Issue #463 mentions that

The Data Plane Framework is designed to only work with finite data transfers and small payload, latent non-finite transfers such as events. High-volume or latency-sensitive streaming (non-finite) data transfers should be handled by other DataFlowController implementations that delegate to specialized third-party infrastructure such as Kafka.

This feature proposal targets infrequent or periodical asynchronous data transfers, initiated by a manual trigger on the Provider side, as opposed to high-volume, low-latency, real-time delivery of data. Considering that the current DataFlowController implementation, and it's PipelineService allow any supported data source to interop with any supported data sink, I believe that the dataplane framework is ideal for this scenario.

I'd also want to clarify that my goal is not to "publish" data to the Connector, transforming it into a message broker. Similarly to how a consumer may trigger a data transfer with an EDR whenever we wants new data, this proposal intends to enable the Provider to trigger data transfers whenever his business context requires it, using the existing data source.

I would also like to touch on the existing implementation of Kafka as a data source, as my initial assessment in the previous comment was incorrect. The current implementation actively listens to the topic, constantly polling messages and transferring them immediately after they arrive. This works for non-finite data, as the transmission remains active until manually terminated. While I believe this feature to be very helpful for many use cases, it does not solve the problem this proposal tackles. For example, message queues are designed to be polled, but polling for changes in other technologies, such as APIs or file storage systems, is more complex. This feature proposal does not try to compete with this approach, as both are useful for different use cases.

As a final note, this proposal aims to keep the dataplane's current behavior - get data from the source and push it to the sink - adding only the option to trigger it by the Provider's demand.

[jimmarino]

I'd also want to clarify that my goal is not to "publish" data to the Connector, transforming it into a message broker. Similarly to how a consumer may trigger a data transfer with an EDR whenever we wants new data, this proposal intends to enable the Provider to trigger data transfers whenever his business context requires it, using the existing data source.

I would also like to touch on the existing implementation of Kafka as a data source, as my initial assessment in the previous comment was incorrect. The current implementation actively listens to the topic, constantly polling messages and transferring them immediately after they arrive. This works for non-finite data, as the transmission remains active until manually terminated. While I believe this feature to be very helpful for many use cases, it does not solve the problem this proposal tackles. For example, message queues are designed to be polled, but polling for changes in other technologies, such as APIs or file storage systems, is more complex. This feature proposal does not try to compete with this approach, as both are useful for different use cases.

As a final note, this proposal aims to keep the dataplane's current behavior - get data from the source and push it to the sink - adding only the option to trigger it by the Provider's demand.
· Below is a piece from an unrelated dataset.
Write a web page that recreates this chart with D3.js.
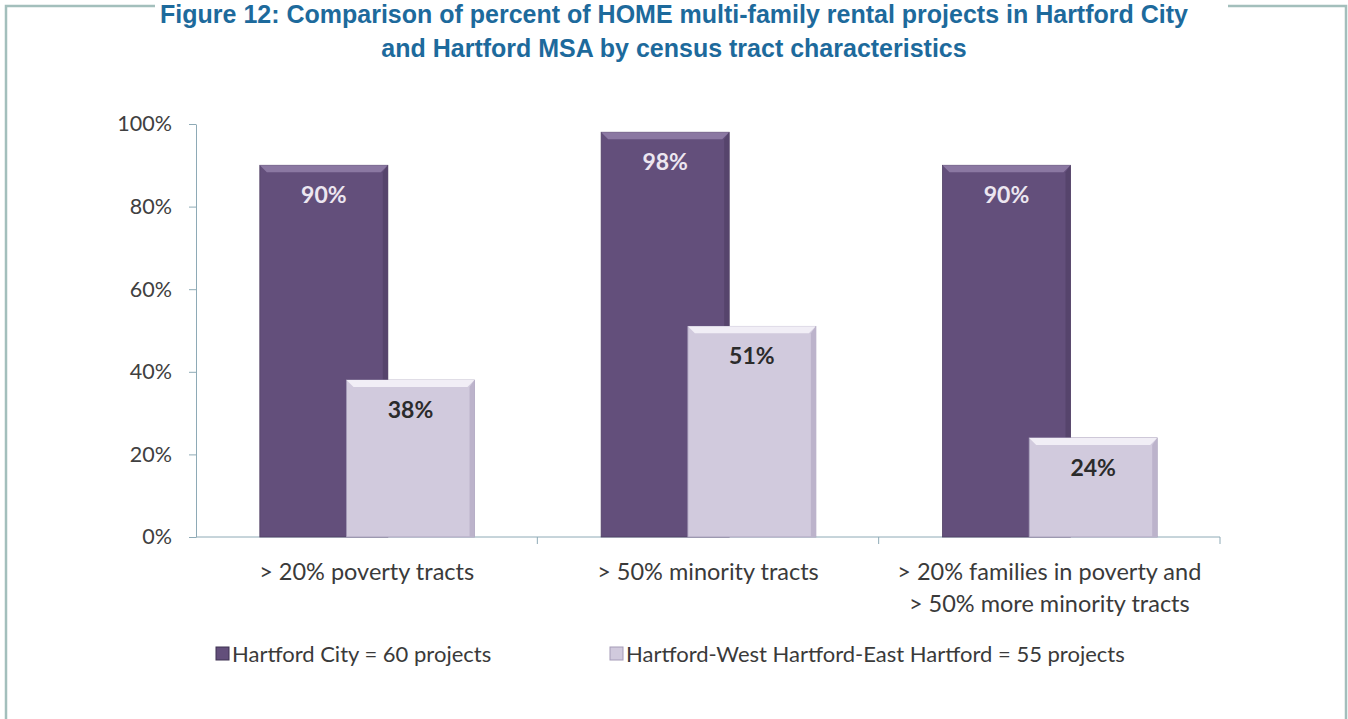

We are aware of the existing Kafka implementation, and that is precisely why we do not recommend that approach. While it is OK for small "demo" loads, it does not scale and needs to be reworked. It will not scale because of throughput but also the way it manages threads, which is relevant for infrequent transfer scenarios.

To be completely blunt: There is no need to introduce the complexity you are arguing for. The issue you cite was written before we introduced the Dataplane Signalling API and state-machine tracking in the DPF. Now that those are in place, there are better ways of tackling this issue, as we have explained.

[ndr-brt]

yes, to be honest I would remove the "kafka push" samples and leaving the pull one, that's the way it should be designed (maybe it could be also improved leveraging on the provisioning phase).